I hope it could be reformatted to:

  session, "foo", label = "New Label", selected = c("A", "B"),
  choices = LETTERS, server = TRUE

This has become possible with the argument args.newline = TRUE of formatR::tidy_source() in v1.11.

Above is a style that I personally prefer because it could fit more arguments on one line, after the lengthy function name is separated from its arguments. I know that perhaps more people love the style below more:

shiny::updateSelectizeInput(session, "foo", label = "New Label",
                            selected = c("A", "B"),
                            choices = LETTERS, server = TRUE)

Or strictly one argument per line:

shiny::updateSelectizeInput(session, "foo",
                            label = "New Label",
                            selected = c("A", "B"),
                            choices = LETTERS,
                            server = TRUE)

This should not be too hard to implement, but I do not have time now, so I will not consider it until perhaps a couple of years later, unless another hacker wants to tackle this problem and send a pull request on Github. Alternatively, you can also use the styler package, which has already supported this style of argument alignment.
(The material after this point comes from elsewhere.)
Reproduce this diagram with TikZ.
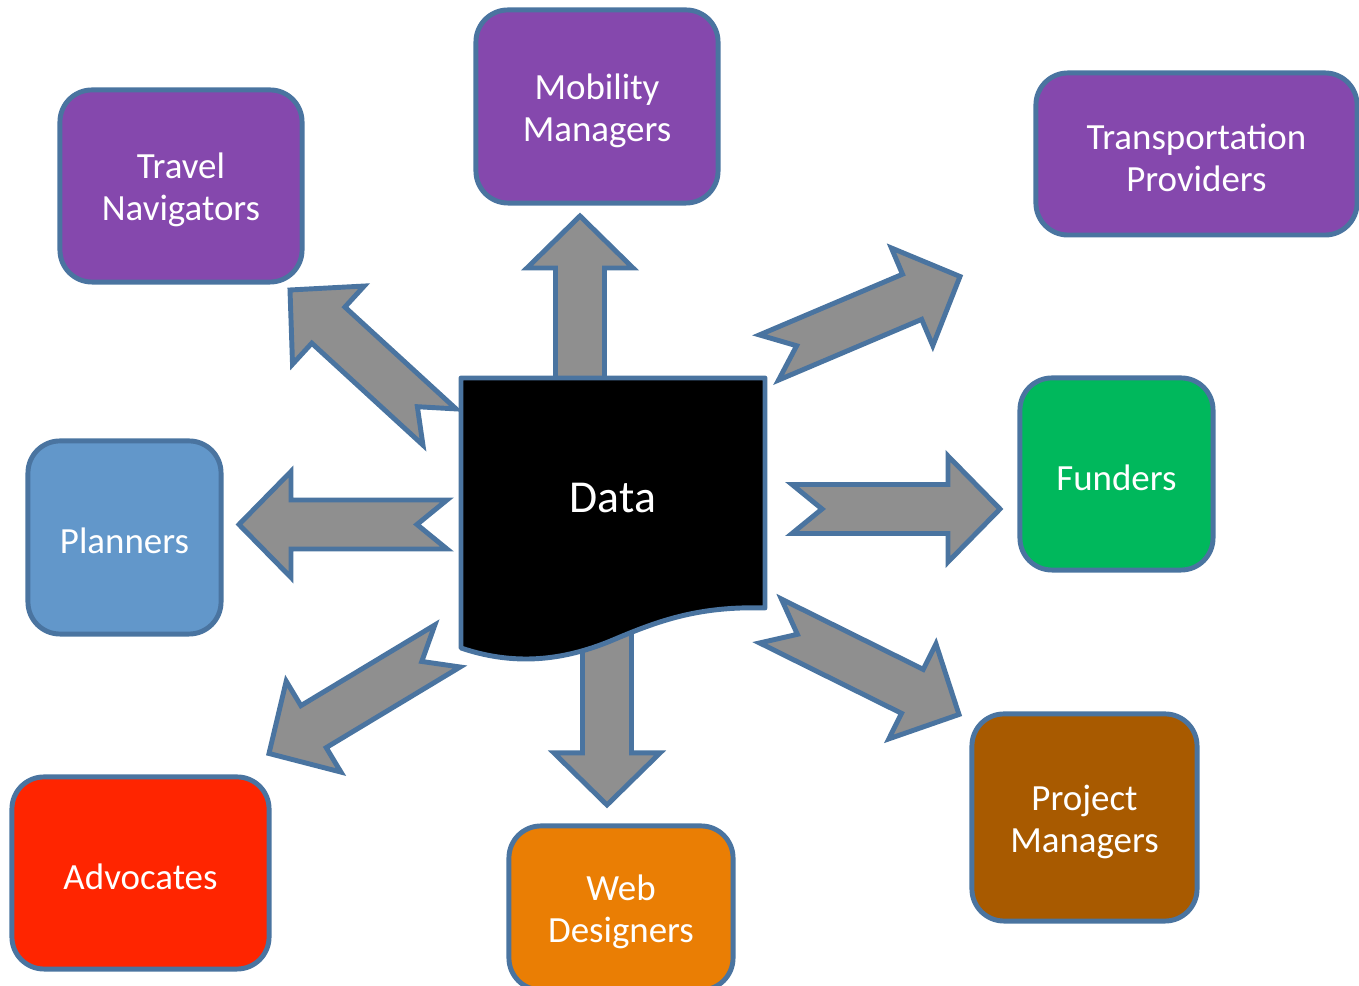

Wrap comments with a more accurate width

In formatR v1.10, Siqi Zhang contributed a pull request that fixed a pet peeve of mine. That is, when re-wrapping blocks of comments with formatR::tidy_source(wrap = TRUE), previous versions of formatR were not accurate in terms of the width of comment lines, because they did not consider the width of the possible indentation or comment characters. For example,

if (TRUE) {
    # this is a long long long long long long long long long long comment

When we re-wrap the comment inside the if statement with a desired width 50, previous versions of formatR would wrap it as:

if (TRUE) {
    # this is a long long long long long long long long
    # long long comment

That is because the width of the four spaces (indentation) and # are not considered. After considering these six characters, the actual width we should use will be 50 - 6 = 44, which is what formatR does since v1.10:

if (TRUE) {
    # this is a long long long long long long long
    # long long long comment

The right arrow ->

Previously, the right arrow ->, a lesser known assignment operator in R, would be reformatted as the left arrow <- (e.g., 1 -> x would be reformatted as x <- 1). Now the right arrow is preserved. Perhaps I should not have mentioned this, since the R community has had enough headache about all kinds of assignment operators.

Final words

This package has been more like a personal hobby project in the past 11 years. I do not have high expectations about it, so I will continue to keep it simple in the future. To me, its main usage is to reformat code in my books (to control the line width). As mentioned before, if you have sophisticated requirements for styling code that are not covered by formatR, you may consider using other packages like styler.